# [Objective]
Quote the listing in full, exactly as given, minus any pictures.

# [Data]
↓↓↓

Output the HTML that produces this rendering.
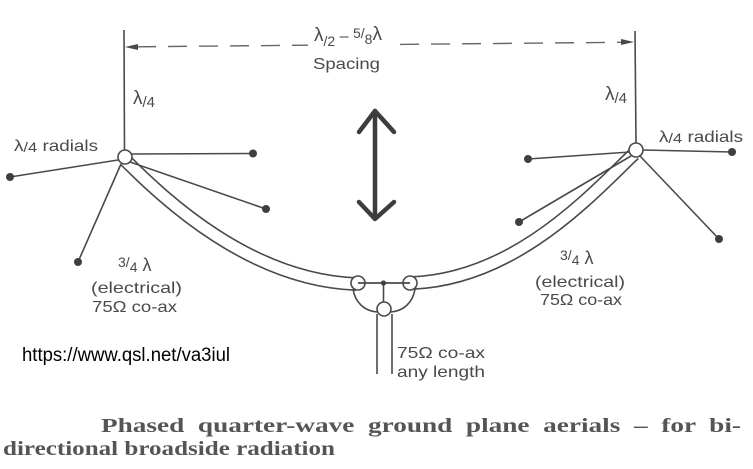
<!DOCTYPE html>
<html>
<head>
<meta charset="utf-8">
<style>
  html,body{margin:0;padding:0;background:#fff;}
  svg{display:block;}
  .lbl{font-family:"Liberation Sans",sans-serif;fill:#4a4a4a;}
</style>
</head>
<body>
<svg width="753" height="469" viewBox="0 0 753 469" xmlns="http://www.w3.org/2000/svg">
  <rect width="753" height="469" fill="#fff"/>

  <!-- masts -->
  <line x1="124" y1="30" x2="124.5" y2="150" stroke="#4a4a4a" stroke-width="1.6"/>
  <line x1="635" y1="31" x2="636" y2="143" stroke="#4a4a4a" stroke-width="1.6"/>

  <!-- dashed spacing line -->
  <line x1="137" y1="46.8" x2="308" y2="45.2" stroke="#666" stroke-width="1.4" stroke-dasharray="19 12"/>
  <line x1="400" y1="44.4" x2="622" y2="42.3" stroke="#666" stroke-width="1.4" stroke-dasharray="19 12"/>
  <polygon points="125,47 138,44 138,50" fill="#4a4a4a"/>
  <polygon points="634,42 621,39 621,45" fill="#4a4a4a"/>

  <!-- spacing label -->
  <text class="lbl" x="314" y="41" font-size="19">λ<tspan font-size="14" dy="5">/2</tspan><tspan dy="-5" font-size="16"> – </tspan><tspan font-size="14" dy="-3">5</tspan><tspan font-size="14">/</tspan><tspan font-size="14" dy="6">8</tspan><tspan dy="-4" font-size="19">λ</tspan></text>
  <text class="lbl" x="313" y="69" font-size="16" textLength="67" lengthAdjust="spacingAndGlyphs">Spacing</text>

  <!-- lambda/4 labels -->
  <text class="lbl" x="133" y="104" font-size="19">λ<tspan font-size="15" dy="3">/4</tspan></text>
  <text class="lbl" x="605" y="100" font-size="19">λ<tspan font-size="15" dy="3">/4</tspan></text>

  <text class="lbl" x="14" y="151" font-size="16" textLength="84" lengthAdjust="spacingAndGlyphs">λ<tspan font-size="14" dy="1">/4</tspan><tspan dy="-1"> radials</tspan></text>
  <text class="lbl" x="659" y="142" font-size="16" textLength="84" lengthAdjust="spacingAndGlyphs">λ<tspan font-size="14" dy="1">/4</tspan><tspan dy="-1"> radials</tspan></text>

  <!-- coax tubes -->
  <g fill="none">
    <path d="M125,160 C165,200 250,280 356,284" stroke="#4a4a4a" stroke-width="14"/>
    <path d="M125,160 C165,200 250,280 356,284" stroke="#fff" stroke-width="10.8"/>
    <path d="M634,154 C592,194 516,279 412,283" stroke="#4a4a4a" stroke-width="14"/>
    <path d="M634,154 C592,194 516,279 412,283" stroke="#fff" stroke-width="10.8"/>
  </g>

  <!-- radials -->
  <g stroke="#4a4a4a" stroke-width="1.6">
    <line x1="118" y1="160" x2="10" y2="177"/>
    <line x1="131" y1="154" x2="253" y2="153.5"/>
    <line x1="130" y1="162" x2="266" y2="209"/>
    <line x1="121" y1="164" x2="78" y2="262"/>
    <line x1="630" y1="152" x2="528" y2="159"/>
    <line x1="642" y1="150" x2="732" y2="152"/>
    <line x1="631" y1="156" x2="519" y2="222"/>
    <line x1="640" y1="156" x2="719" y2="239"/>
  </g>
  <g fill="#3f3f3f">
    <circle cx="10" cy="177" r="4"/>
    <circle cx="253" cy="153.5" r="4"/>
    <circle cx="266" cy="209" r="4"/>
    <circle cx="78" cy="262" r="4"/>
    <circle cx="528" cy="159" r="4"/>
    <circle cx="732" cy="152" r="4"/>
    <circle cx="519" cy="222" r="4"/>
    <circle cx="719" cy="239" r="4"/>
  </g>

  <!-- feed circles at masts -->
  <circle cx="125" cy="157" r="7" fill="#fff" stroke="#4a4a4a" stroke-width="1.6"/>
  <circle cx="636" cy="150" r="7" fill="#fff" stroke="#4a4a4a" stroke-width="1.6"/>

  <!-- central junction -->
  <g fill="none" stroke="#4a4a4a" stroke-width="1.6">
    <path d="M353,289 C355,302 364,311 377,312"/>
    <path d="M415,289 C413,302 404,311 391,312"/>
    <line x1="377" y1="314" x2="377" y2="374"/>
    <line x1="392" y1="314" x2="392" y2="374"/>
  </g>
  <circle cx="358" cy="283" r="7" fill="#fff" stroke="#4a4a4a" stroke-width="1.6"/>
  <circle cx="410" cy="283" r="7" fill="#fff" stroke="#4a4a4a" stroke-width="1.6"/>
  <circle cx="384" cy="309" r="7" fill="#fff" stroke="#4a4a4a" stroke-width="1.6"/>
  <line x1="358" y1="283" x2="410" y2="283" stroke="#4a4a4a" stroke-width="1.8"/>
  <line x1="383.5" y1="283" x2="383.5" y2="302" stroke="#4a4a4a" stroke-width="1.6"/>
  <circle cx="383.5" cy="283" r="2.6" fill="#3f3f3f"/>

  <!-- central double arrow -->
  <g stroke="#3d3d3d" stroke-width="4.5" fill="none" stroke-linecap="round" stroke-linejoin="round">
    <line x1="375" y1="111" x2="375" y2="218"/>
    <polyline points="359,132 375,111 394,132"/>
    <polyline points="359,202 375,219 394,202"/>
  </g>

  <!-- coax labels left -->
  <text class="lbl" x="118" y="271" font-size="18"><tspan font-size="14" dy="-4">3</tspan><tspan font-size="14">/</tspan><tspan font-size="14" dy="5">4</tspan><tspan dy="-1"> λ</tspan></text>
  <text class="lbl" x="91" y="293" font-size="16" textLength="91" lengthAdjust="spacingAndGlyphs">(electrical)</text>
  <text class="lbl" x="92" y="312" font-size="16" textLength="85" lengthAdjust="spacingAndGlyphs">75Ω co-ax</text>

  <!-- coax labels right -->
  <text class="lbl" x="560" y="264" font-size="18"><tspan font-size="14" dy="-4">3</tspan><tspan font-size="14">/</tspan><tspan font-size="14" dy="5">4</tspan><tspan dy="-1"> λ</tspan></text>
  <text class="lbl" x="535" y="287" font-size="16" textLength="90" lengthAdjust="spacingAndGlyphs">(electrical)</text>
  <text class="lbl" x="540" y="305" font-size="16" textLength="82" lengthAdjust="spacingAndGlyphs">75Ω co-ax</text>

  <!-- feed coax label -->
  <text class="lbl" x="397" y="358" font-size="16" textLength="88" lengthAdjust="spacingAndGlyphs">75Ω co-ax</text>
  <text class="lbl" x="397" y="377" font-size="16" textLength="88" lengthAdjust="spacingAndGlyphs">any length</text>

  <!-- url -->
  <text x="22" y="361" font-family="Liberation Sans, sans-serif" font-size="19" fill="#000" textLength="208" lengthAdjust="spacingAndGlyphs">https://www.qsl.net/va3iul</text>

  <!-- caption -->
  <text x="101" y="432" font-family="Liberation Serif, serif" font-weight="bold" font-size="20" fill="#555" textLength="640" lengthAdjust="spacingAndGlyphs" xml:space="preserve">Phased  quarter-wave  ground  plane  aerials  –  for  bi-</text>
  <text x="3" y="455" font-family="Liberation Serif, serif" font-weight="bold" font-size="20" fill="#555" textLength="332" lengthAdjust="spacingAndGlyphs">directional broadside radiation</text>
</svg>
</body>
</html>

↑↑↑

# [Response for this exercise]
Output the HTML that produces this rendering.
<!DOCTYPE html>
<html>
<head>
<meta charset="utf-8">
<style>
  html,body{margin:0;padding:0;background:#fff;}
  svg{display:block;}
  .lbl{font-family:"Liberation Sans",sans-serif;fill:#4a4a4a;}
</style>
</head>
<body>
<svg width="753" height="469" viewBox="0 0 753 469" xmlns="http://www.w3.org/2000/svg">
  <rect width="753" height="469" fill="#fff"/>

  <!-- masts -->
  <line x1="124" y1="30" x2="124.5" y2="150" stroke="#4a4a4a" stroke-width="1.6"/>
  <line x1="635" y1="31" x2="636" y2="143" stroke="#4a4a4a" stroke-width="1.6"/>

  <!-- dashed spacing line -->
  <line x1="137" y1="46.8" x2="308" y2="45.2" stroke="#666" stroke-width="1.4" stroke-dasharray="19 12"/>
  <line x1="400" y1="44.4" x2="622" y2="42.3" stroke="#666" stroke-width="1.4" stroke-dasharray="19 12"/>
  <polygon points="125,47 138,44 138,50" fill="#4a4a4a"/>
  <polygon points="634,42 621,39 621,45" fill="#4a4a4a"/>

  <!-- spacing label -->
  <text class="lbl" x="314" y="41" font-size="19">λ<tspan font-size="14" dy="5">/2</tspan><tspan dy="-5" font-size="16"> – </tspan><tspan font-size="14" dy="-3">5</tspan><tspan font-size="14">/</tspan><tspan font-size="14" dy="6">8</tspan><tspan dy="-4" font-size="19">λ</tspan></text>
  <text class="lbl" x="313" y="69" font-size="16" textLength="67" lengthAdjust="spacingAndGlyphs">Spacing</text>

  <!-- lambda/4 labels -->
  <text class="lbl" x="133" y="104" font-size="19">λ<tspan font-size="15" dy="3">/4</tspan></text>
  <text class="lbl" x="605" y="100" font-size="19">λ<tspan font-size="15" dy="3">/4</tspan></text>

  <text class="lbl" x="14" y="151" font-size="16" textLength="84" lengthAdjust="spacingAndGlyphs">λ<tspan font-size="14" dy="1">/4</tspan><tspan dy="-1"> radials</tspan></text>
  <text class="lbl" x="659" y="142" font-size="16" textLength="84" lengthAdjust="spacingAndGlyphs">λ<tspan font-size="14" dy="1">/4</tspan><tspan dy="-1"> radials</tspan></text>

  <!-- coax tubes -->
  <g fill="none">
    <path d="M125,160 C165,200 250,280 356,284" stroke="#4a4a4a" stroke-width="14"/>
    <path d="M125,160 C165,200 250,280 356,284" stroke="#fff" stroke-width="10.8"/>
    <path d="M634,154 C592,194 516,279 412,283" stroke="#4a4a4a" stroke-width="14"/>
    <path d="M634,154 C592,194 516,279 412,283" stroke="#fff" stroke-width="10.8"/>
  </g>

  <!-- radials -->
  <g stroke="#4a4a4a" stroke-width="1.6">
    <line x1="118" y1="160" x2="10" y2="177"/>
    <line x1="131" y1="154" x2="253" y2="153.5"/>
    <line x1="130" y1="162" x2="266" y2="209"/>
    <line x1="121" y1="164" x2="78" y2="262"/>
    <line x1="630" y1="152" x2="528" y2="159"/>
    <line x1="642" y1="150" x2="732" y2="152"/>
    <line x1="631" y1="156" x2="519" y2="222"/>
    <line x1="640" y1="156" x2="719" y2="239"/>
  </g>
  <g fill="#3f3f3f">
    <circle cx="10" cy="177" r="4"/>
    <circle cx="253" cy="153.5" r="4"/>
    <circle cx="266" cy="209" r="4"/>
    <circle cx="78" cy="262" r="4"/>
    <circle cx="528" cy="159" r="4"/>
    <circle cx="732" cy="152" r="4"/>
    <circle cx="519" cy="222" r="4"/>
    <circle cx="719" cy="239" r="4"/>
  </g>

  <!-- feed circles at masts -->
  <circle cx="125" cy="157" r="7" fill="#fff" stroke="#4a4a4a" stroke-width="1.6"/>
  <circle cx="636" cy="150" r="7" fill="#fff" stroke="#4a4a4a" stroke-width="1.6"/>

  <!-- central junction -->
  <g fill="none" stroke="#4a4a4a" stroke-width="1.6">
    <path d="M353,289 C355,302 364,311 377,312"/>
    <path d="M415,289 C413,302 404,311 391,312"/>
    <line x1="377" y1="314" x2="377" y2="374"/>
    <line x1="392" y1="314" x2="392" y2="374"/>
  </g>
  <circle cx="358" cy="283" r="7" fill="#fff" stroke="#4a4a4a" stroke-width="1.6"/>
  <circle cx="410" cy="283" r="7" fill="#fff" stroke="#4a4a4a" stroke-width="1.6"/>
  <circle cx="384" cy="309" r="7" fill="#fff" stroke="#4a4a4a" stroke-width="1.6"/>
  <line x1="358" y1="283" x2="410" y2="283" stroke="#4a4a4a" stroke-width="1.8"/>
  <line x1="383.5" y1="283" x2="383.5" y2="302" stroke="#4a4a4a" stroke-width="1.6"/>
  <circle cx="383.5" cy="283" r="2.6" fill="#3f3f3f"/>

  <!-- central double arrow -->
  <g stroke="#3d3d3d" stroke-width="4.5" fill="none" stroke-linecap="round" stroke-linejoin="round">
    <line x1="375" y1="111" x2="375" y2="218"/>
    <polyline points="359,132 375,111 394,132"/>
    <polyline points="359,202 375,219 394,202"/>
  </g>

  <!-- coax labels left -->
  <text class="lbl" x="118" y="271" font-size="18"><tspan font-size="14" dy="-4">3</tspan><tspan font-size="14">/</tspan><tspan font-size="14" dy="5">4</tspan><tspan dy="-1"> λ</tspan></text>
  <text class="lbl" x="91" y="293" font-size="16" textLength="91" lengthAdjust="spacingAndGlyphs">(electrical)</text>
  <text class="lbl" x="92" y="312" font-size="16" textLength="85" lengthAdjust="spacingAndGlyphs">75Ω co-ax</text>

  <!-- coax labels right -->
  <text class="lbl" x="560" y="264" font-size="18"><tspan font-size="14" dy="-4">3</tspan><tspan font-size="14">/</tspan><tspan font-size="14" dy="5">4</tspan><tspan dy="-1"> λ</tspan></text>
  <text class="lbl" x="535" y="287" font-size="16" textLength="90" lengthAdjust="spacingAndGlyphs">(electrical)</text>
  <text class="lbl" x="540" y="305" font-size="16" textLength="82" lengthAdjust="spacingAndGlyphs">75Ω co-ax</text>

  <!-- feed coax label -->
  <text class="lbl" x="397" y="358" font-size="16" textLength="88" lengthAdjust="spacingAndGlyphs">75Ω co-ax</text>
  <text class="lbl" x="397" y="377" font-size="16" textLength="88" lengthAdjust="spacingAndGlyphs">any length</text>

  <!-- url -->
  <text x="22" y="361" font-family="Liberation Sans, sans-serif" font-size="19" fill="#000" textLength="208" lengthAdjust="spacingAndGlyphs">https://www.qsl.net/va3iul</text>

  <!-- caption -->
  <text x="101" y="432" font-family="Liberation Serif, serif" font-weight="bold" font-size="20" fill="#555" textLength="640" lengthAdjust="spacingAndGlyphs" xml:space="preserve">Phased  quarter-wave  ground  plane  aerials  –  for  bi-</text>
  <text x="3" y="455" font-family="Liberation Serif, serif" font-weight="bold" font-size="20" fill="#555" textLength="332" lengthAdjust="spacingAndGlyphs">directional broadside radiation</text>
</svg>
</body>
</html>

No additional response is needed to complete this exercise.